PAS stain showing basement membrane thickening (400x)
Infection are not only much more common in premature deliveries, they are indeed probably a main reason for most premature births before 30 weeks of gestation [25]. Bengston et al., [26], ascertained charioamnionitis in 45.8% of 59 patients with premature rupture of membranes before 26 wk of gestation, of which 49.1% had perinatal mortality signifying chorioamnionitis as significant cause of IUD. The most important feature of ascending infection is the type of infectious agent and perhaps the time of onset but not the degree or type of inflammatory response [12]. It is well known that attempted abortion with non-sterile instruments is frequently followed by sepsis and chorioamnionitis [27] as was the history given in both of our cases of chorioamnionitis. The predominant opinion now is that amnionic sac infection is a primary cause of premature rupture of membranes and preterm labour at least in those pregnancies that terminate spontaneously before 30 wk of gestation [12]. There is also evidence that these infections have an important role in the causation of stillbirth and neonatal deaths [28]. The histological hallmark of CMV infection is a chronic lymphoplasmacytic infiltrate [12] and this is one of the major causes of chronic villitis. The fetal and neonatal disease in this case has many manifestations including stillbirth, as was evident in one of our cases in which the mother came out to be serologically positive for CMV, though viral inclusions could not be demonstrated in placenta or fetus.

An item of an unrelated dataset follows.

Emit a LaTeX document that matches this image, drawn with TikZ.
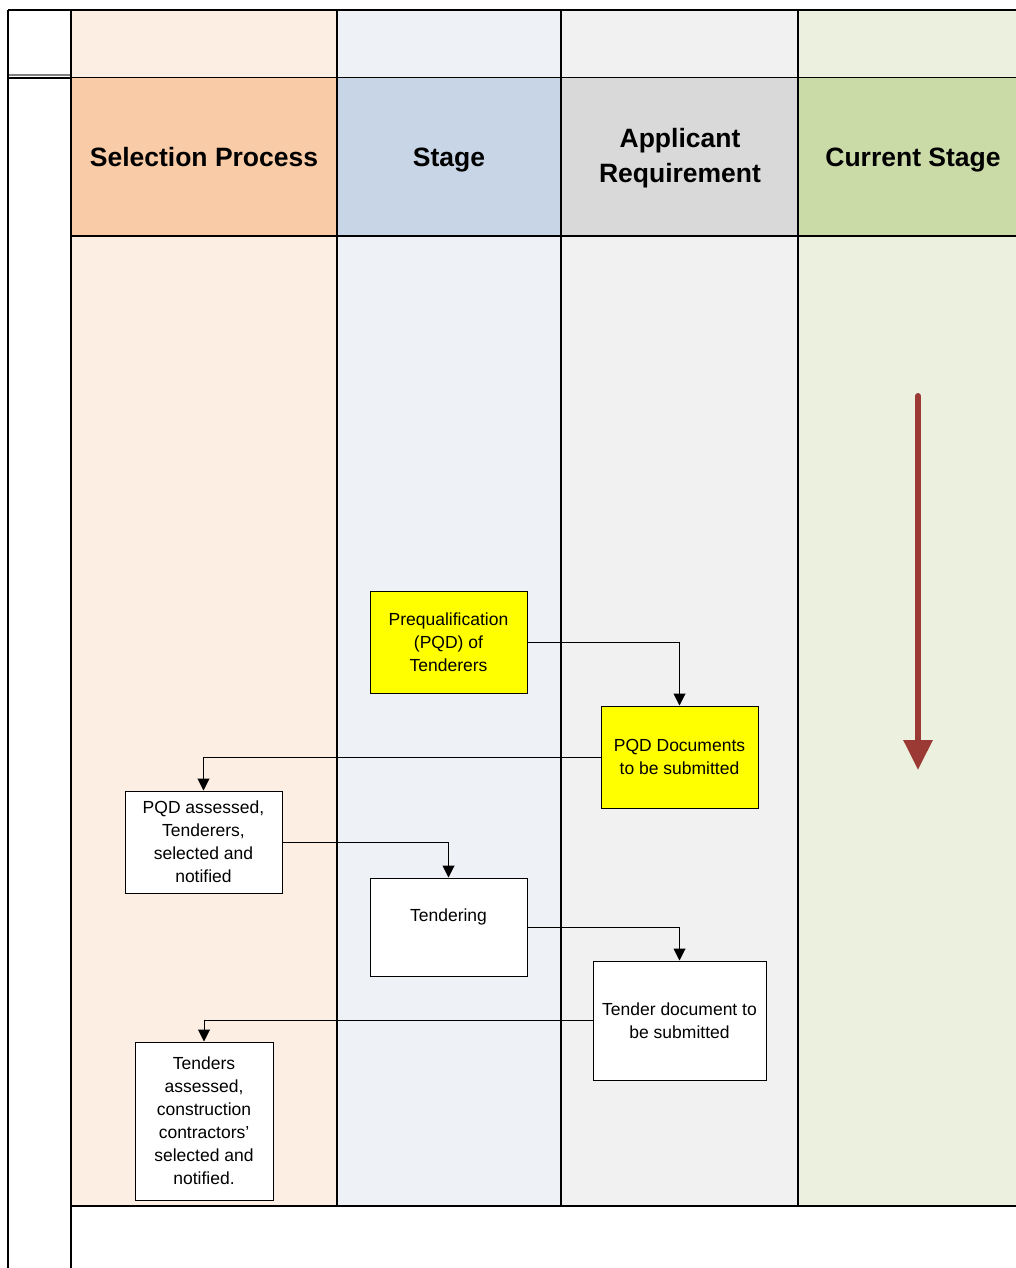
\documentclass[tikz,border=0pt]{standalone}
\usepackage{fontspec}
\setmainfont{Liberation Sans}
\usetikzlibrary{arrows.meta}
\definecolor{spTop}{HTML}{FDEEE4}
\definecolor{spHead}{HTML}{F9CBA6}
\definecolor{stTop}{HTML}{EEF1F6}
\definecolor{stHead}{HTML}{C8D5E6}
\definecolor{arTop}{HTML}{F1F1F1}
\definecolor{arHead}{HTML}{D9D9D9}
\definecolor{csTop}{HTML}{EBF0DF}
\definecolor{csHead}{HTML}{CBDBA8}
\definecolor{boxYellow}{HTML}{FFFF00}
\definecolor{redArrow}{HTML}{9B3A35}
\begin{document}
\begin{tikzpicture}[x=1pt,y=-1pt,
  box/.style={draw=black, line width=1pt, inner sep=0pt, align=center,
    font=\fontsize{17.5}{23}\selectfont, text=black},
  hdr/.style={font=\bfseries\fontsize{26.5}{35}\selectfont, align=center, text=black},
  conn/.style={draw=black, line width=1pt, -{Triangle[width=12pt,length=12pt]}},
  gridline/.style={draw=black, line width=1.3pt}]
\useasboundingbox (0,0) rectangle (1016,1268);
\fill[white] (0,0) rectangle (1016,1268);
% column fills
\fill[spTop] (71,10) rectangle (337,77);
\fill[spHead] (71,77) rectangle (337,236);
\fill[spTop] (71,236) rectangle (337,1206);
\fill[stTop] (337,10) rectangle (561,77);
\fill[stHead] (337,77) rectangle (561,236);
\fill[stTop] (337,236) rectangle (561,1206);
\fill[arTop] (561,10) rectangle (798,77);
\fill[arHead] (561,77) rectangle (798,236);
\fill[arTop] (561,236) rectangle (798,1206);
\fill[csTop] (798,10) rectangle (1016,77);
\fill[csHead] (798,77) rectangle (1016,236);
\fill[csTop] (798,236) rectangle (1016,1206);
% grid
\draw[gridline] (8,10) -- (1016,10);
\draw[gridline] (71,77.5) -- (1016,77.5);
\draw[draw=gray, line width=1.2pt] (8,75) -- (71,75);
\draw[gridline] (8,78) -- (71,78);
\draw[gridline] (71,236) -- (1016,236);
\draw[gridline] (71,1206) -- (1016,1206);
\draw[gridline] (8,10) -- (8,1268);
\draw[gridline] (71,10) -- (71,1268);
\draw[gridline] (337,10) -- (337,1206);
\draw[gridline] (561,10) -- (561,1206);
\draw[gridline] (798,10) -- (798,1206);
% headers
\node[hdr, anchor=base] (h1) at (204,166.5) {Selection Process};
\node[hdr, anchor=base] (h2) at (449,166.5) {Stage};
\node[hdr] (h3) at (680,158) {Applicant\\Requirement};
\node[hdr, anchor=base] (h4) at (913,166.5) {Current Stage};
% boxes
\node[box, fill=boxYellow, minimum width=157pt, minimum height=102pt] (pre) at (448.5,642)
  {Prequalification\\(PQD) of\\Tenderers};
\node[box, fill=boxYellow, minimum width=157pt, minimum height=102pt] (pqd) at (679.5,757)
  {PQD Documents\\to be submitted};
\node[box, fill=white, minimum width=157pt, minimum height=102pt] (asd) at (203.5,842)
  {PQD assessed,\\Tenderers,\\selected and\\notified};
\node[box, fill=white, minimum width=157pt, minimum height=98pt] (ten) at (448.5,927)
  {Tendering\\\mbox{}};
\node[box, fill=white, minimum width=173pt, minimum height=119pt] (tdoc) at (679.5,1020.5)
  {Tender document to\\be submitted};
\node[box, fill=white, minimum width=138pt, minimum height=158pt] (tas) at (204,1121)
  {Tenders\\assessed,\\construction\\contractors'\\selected and\\notified.};
% connectors
\draw[conn] (pre.east) -| (pqd.north);
\draw[conn] (pqd.west) -| (asd.north);
\draw[conn] (asd.east) -| (ten.north);
\draw[conn] (ten.east) -| (tdoc.north);
\draw[conn] (tdoc.west) -| (tas.north);
% current stage arrow
\coordinate (cs1) at (918,396);
\coordinate (cs2) at (918,770);
\draw[redArrow, line width=6pt, line cap=round, -{Triangle[width=28pt,length=30pt]}] (cs1) -- (cs2);
\end{tikzpicture}
\end{document}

Although maternal causes appear to make only a small contribution to fetal deaths, maternal factors may be underestimated because pathologies with a strong maternal component often are attributed to fetal or placental causes. Hypertensive disorders and diabetes are the two most commonly cited maternal diseases associated with 5-8% of stillbirths [7,11]. Causes like trauma, infection, cord accident are preventable causes, which if taken care of, would lead to a favourable outcome in future pregnancies. Even congenital abnormalities due to exposure to a known teratogen or poor glycaemic control are preventable. Though a higher degree of recurrence is associated with maternal medical disorders like hypertension, diabetes but appropriate clinical intervention either preconceptionally or early pregnancy may improve the outcome in subsequent pregnancies.
Conclusion
Thus, determining the cause of fetal death facilitates the psychological adaptation to a significant loss and helps to assuage the guilt that is a part of grieving. It also makes counseling regarding recurrence more accurate and may prompt therapy or intervention to prevent a similar outcome in the subsequent pregnancy.